Release of IWD 2.0, a package for providing Wi-Fi connectivity in Linux

The release of the Wi-Fi daemon IWD 2.0 (iNet Wireless Daemon), developed by Intel as an alternative to the wpa_supplicant toolkit for organizing the connection of Linux systems to a wireless network, is available. IWD can be used both on its own and as a backend for the Network Manager and ConnMan network configurators. The project is suitable for use on embedded devices and is optimized for minimal memory and disk space consumption. IWD does not use external libraries and only accesses the features provided by the regular Linux kernel (the Linux kernel and Glibc are enough to work). It includes its own DHCP client implementation and a set of cryptographic functions.

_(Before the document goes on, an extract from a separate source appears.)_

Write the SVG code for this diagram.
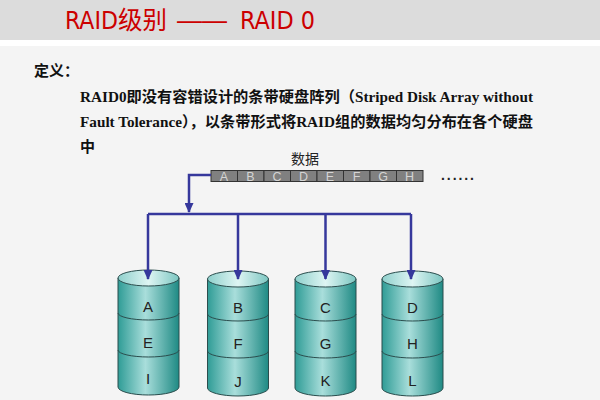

The project code is written in C and is licensed under the LGPLv2.1 license.

The new release offers the following innovations:

  • Added support for configuring addresses, gateways and routes for IPv4 and IPv6 networks (by iwd without using additional utilities).
  • Provided the ability to change the MAC address at startup.
  • A list with access points that can be used for roaming is enabled (previously one access point with the best performance was selected for roaming, and now a list is maintained, ranked by BSS, to quickly select spare access points in case of failure when connecting to the selected one).
  • Implemented caching and resumption of TLS sessions for EAP (Extensible Authentication Protocol).
  • Added support for ciphers with 256-bit keys.
  • Support for authenticating clients using the legacy Temporal Key Integrity Protocol (TKIP) has been added to the access point mode implementation. The change made it possible to provide support for older hardware that does not support ciphers other than TKIP.